9. Situations where writing is mandatory, and consequences if none is produced
Sector / law | Writing required | Effect of absence |
---|---|---|
Domestic Workers – Batas Kasambahay (RA 10361) | Standard Employment Contract (SEC) deposited with Punong Barangay | Employer faces ₱10 000–₱40 000 fine but relationship, wages & benefits subsist. |
Overseas Filipino Workers – POEA rules, Migrant Workers Act (RA 8042, as amended) | POEA-approved SEC | Deployment ban or agency sanction; OFW still entitled to wages & redress. |
Apprenticeship & learnership – Arts. 61-77 | Apprenticeship agreement registered with TESDA/DOLE | Without registration, apprentice may be considered a regular employee. |
Job contracting / subcontracting – DO 174-17 | Service agreements & individual contracts | Principal may be solidarily liable; labor-only contracting presumption. |
10. Enforcing rights without a written contract
- SEnA (Single-Entry Approach). File a Request for Assistance (RFA) at the nearest DOLE or via online.sena.dole.gov.ph. Free, mandatory 30-day conciliation.
- NLRC Complaint. For illegal dismissal, money claims, regularization, etc. Filing fees minimal; lawyers optional but helpful.
- Wage-Theft Criminal Action. Art. 303 imposes criminal liability for willful non-payment of wages.
- Anonymous DOLE Inspection Tip. DO 131-B allows surprise inspections where “lack of written contracts” is itself a red-flag violation.
- Barangay or Small-Claims Court. (For domestic work or claims ≤ ₱300 000)
11. Reliefs available
- Illegal dismissal: reinstatement without loss of seniority and full back-wages (Art. 294).
- Separation pay in lieu if reinstatement is no longer viable.
- Differential wages, OT, holiday pay computed from credible evidence.
- 13th-month pay and service incentive leave conversions.
- Nominal damages (₱30 000–₱50 000) for procedural lapses; moral & exemplary damages if bad faith is proven.
- Attorney’s fees (Art. 2208 [8] Civil Code) usually 10 %.
12. Prescription
Claim | Limit | Counting point |
---|---|---|
Money claims (wages, differentials, 13th month) | 3 years | From date each cause of action accrued |
Illegal dismissal | 4 years | From actual date of dismissal |
OSH administrative claims | No specific; governed by Art. 305 “offenses.” |
Suspension or interruption may occur during SEnA conciliation or if the employee was misled or coerced into inaction.
13. Practical tips
For employees
- Keep evidence: screenshots of chats, bank transfers, company IDs, photos at the workplace—all admissible.
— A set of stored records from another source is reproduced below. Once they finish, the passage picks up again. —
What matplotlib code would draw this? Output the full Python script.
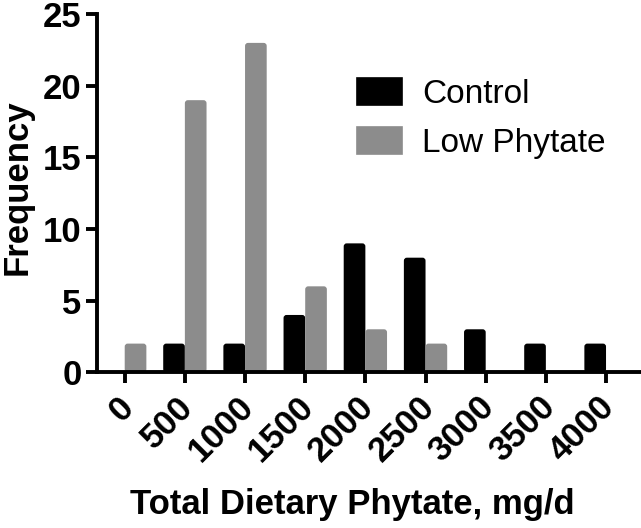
import numpy as np
import matplotlib

matplotlib.use("Agg")
import matplotlib.pyplot as plt
from matplotlib.patches import FancyBboxPatch
from matplotlib.transforms import ScaledTranslation

bins = [0, 500, 1000, 1500, 2000, 2500, 3000, 3500, 4000]
control = [0, 2, 2, 4, 9, 8, 3, 2, 2]
low_phytate = [2, 19, 23, 6, 3, 2, 0, 0, 0]

plt.rcParams["font.family"] = ["Liberation Sans", "DejaVu Sans"]

fig = plt.figure(figsize=(6.41, 5.28), dpi=100)
ax = fig.add_axes([0.151, 0.295, 0.847, 0.678])

x = np.array(bins, dtype=float)
w = 180
b1 = ax.bar(x - w / 2, control, width=w, color="black", edgecolor="black",
            linewidth=1.2, joinstyle="round", label="Control")
b2 = ax.bar(x + w / 2, low_phytate, width=w, color="#8c8c8c",
            edgecolor="#8c8c8c", linewidth=1.2, joinstyle="round",
            label="Low Phytate")

ax.set_xlim(-232, 4280)
ax.set_ylim(0, 25)

# swap plain rectangles for slightly rounded ones (Prism look)
xl, yl = ax.get_xlim(), ax.get_ylim()
bbox = ax.get_position()
px_x = (xl[1] - xl[0]) / (bbox.width * fig.get_figwidth() * fig.dpi)
px_y = (yl[1] - yl[0]) / (bbox.height * fig.get_figheight() * fig.dpi)
for bars in (b1, b2):
    for r in bars.patches:
        if r.get_height() <= 0:
            r.set_visible(False)
            continue
        fb = FancyBboxPatch((r.get_x(), r.get_y()), r.get_width(),
                            r.get_height(),
                            boxstyle=f"round,pad=0,rounding_size={3 * px_x}",
                            mutation_aspect=px_y / px_x,
                            facecolor=r.get_facecolor(), edgecolor="none")
        ax.add_patch(fb)
        r.set_visible(False)

ax.set_yticks([0, 5, 10, 15, 20, 25])
ax.set_xticks(bins)
ax.set_xticklabels([str(b) for b in bins], rotation=45, ha="right",
                   rotation_mode="anchor")

for s in ("top", "right"):
    ax.spines[s].set_visible(False)
for s in ("left", "bottom"):
    ax.spines[s].set_linewidth(2.8)
    ax.spines[s].set_zorder(3)
ax.tick_params(width=2.8, length=8, labelsize=25, pad=3)
for lab in ax.get_xticklabels() + ax.get_yticklabels():
    lab.set_fontweight("bold")
# nudge rotated x labels a bit left/down like the original
shift = ScaledTranslation(-8 / 100, -3 / 100, fig.dpi_scale_trans)
for lab in ax.get_xticklabels():
    lab.set_transform(lab.get_transform() + shift)

ax.set_ylabel("Frequency", fontsize=25, fontweight="bold")
ax.yaxis.set_label_coords(-0.116, 0.517)
ax.set_xlabel("Total Dietary Phytate, mg/d", fontsize=25, fontweight="bold")
ax.xaxis.set_label_coords(0.47, -0.323)

leg = ax.legend(loc="upper left", bbox_to_anchor=(0.510, 0.91),
                bbox_transform=fig.transFigure, frameon=False,
                fontsize=24, handlelength=1.35, handleheight=0.9,
                handletextpad=0.6, labelspacing=0.5)
for h in leg.legend_handles:
    h.set_visible(True)

fig.savefig("out.png", dpi=100)
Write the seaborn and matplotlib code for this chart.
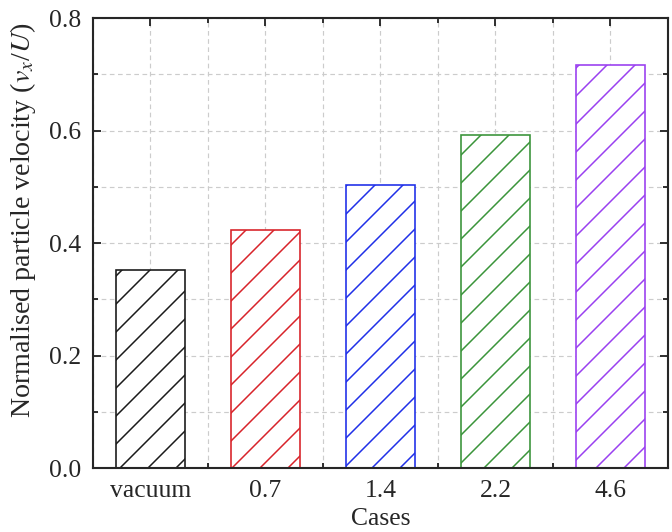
import seaborn as sns
import matplotlib.pyplot as plt
from matplotlib.ticker import MultipleLocator
import pandas as pd

# data
cases = ["vacuum", "0.7", "1.4", "2.2", "4.6"]
velocity = [0.353, 0.424, 0.504, 0.592, 0.716]
colors = ["#1a1a1a", "#d8232a", "#2030e8", "#3a943a", "#9a40f0"]

df = pd.DataFrame({"Case": cases, "Velocity": velocity})

sns.set_style("ticks")
plt.rcParams["font.family"] = ["Liberation Serif", "DejaVu Serif"]
plt.rcParams["mathtext.fontset"] = "stix"
plt.rcParams["hatch.linewidth"] = 0.65

# dpi 168 so the hatch spacing matches the reference
fig = plt.figure(figsize=(672 / 168, 532 / 168), dpi=168)
ax = fig.add_axes([0.138, 0.12, 0.856, 0.846])

sns.barplot(data=df, x="Case", y="Velocity", hue="Case", palette=colors,
            width=0.6, legend=False, ax=ax, zorder=3)

for patch, c in zip(ax.patches, colors):
    patch.set_facecolor("white")
    patch.set_edgecolor(c)
    patch.set_hatch("//")
    patch.set_linewidth(0.7)

ax.set_xlim(-0.5, 4.5)
ax.set_ylim(0, 0.8)
ax.yaxis.set_major_locator(MultipleLocator(0.2))
ax.yaxis.set_minor_locator(MultipleLocator(0.1))
ax.xaxis.set_minor_locator(MultipleLocator(0.5))
ax.yaxis.set_major_formatter(lambda v, p: f"{v:.1f}")

ax.grid(True, which="both", linestyle=(0, (4, 3)), color="#cccccc", linewidth=0.5, zorder=0)
ax.set_axisbelow(True)

ax.tick_params(which="both", direction="in", top=True, right=True, labelsize=11, width=0.8)
ax.tick_params(which="major", length=3.5, pad=5)
ax.tick_params(which="minor", length=2)
for s in ax.spines.values():
    s.set_linewidth(0.9)
    s.set_zorder(5)

ax.set_xlabel("Cases", fontsize=11, labelpad=2.5)
ax.set_ylabel("Normalised particle velocity ($v_x$/$U$)", fontsize=12)
ax.yaxis.set_label_coords(-0.095, 0.55)

fig.savefig("out.png", dpi=168)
- Act promptly: don’t wait for prescriptive periods to lapse.
- Use SEnA: it’s quick, free, and often ends with a settlement or issuance of a compliance order.
For employers
- Put everything in writing before deployment—contracts, manuals, policies.
- Explain probationary standards in writing on Day 1.
- Register and remit SSS, PhilHealth, Pag-IBIG from the first day of actual work.
- Maintain records for at least five (5) years.
- Beware of “paperless” convenience: failure to document is a liability time bomb.
14. Recent jurisprudence to note (2019-2024)
- BPI v. Salvador (G.R. 247698, Mar 16 2021): lack of a signed fixed-term contract led to a finding of regular employment notwithstanding numerous “contract renewals.”
- Familydoc Corp. v. Llamas (G.R. 245391, June 15 2022): probationary nurses became regular when standards were only discussed orally.
- Alivio v. Davao Doctors College (G.R. 244987, Nov 29 2023): employer’s failure to present payroll & 201 files shifted burden and resulted in sizeable wage award.
15. Conclusion
A missing written contract does not strip a Filipino worker of legal protection; if anything, it often strengthens it. The law presumes regular employment, imposes security of tenure, guarantees minimum standards, and shifts the evidentiary burden to the party who should have kept the paperwork—the employer. For companies, “paperless” shortcuts are costly. For workers, silence or resignation to “walang kontrata, wala ring karapatan” is both unnecessary and harmful. Knowing—and asserting—your statutory rights is the first line of defense.
This article is for general information only and is not a substitute for individualized legal advice. For specific situations, consult a Philippine labor-law practitioner or the nearest DOLE office.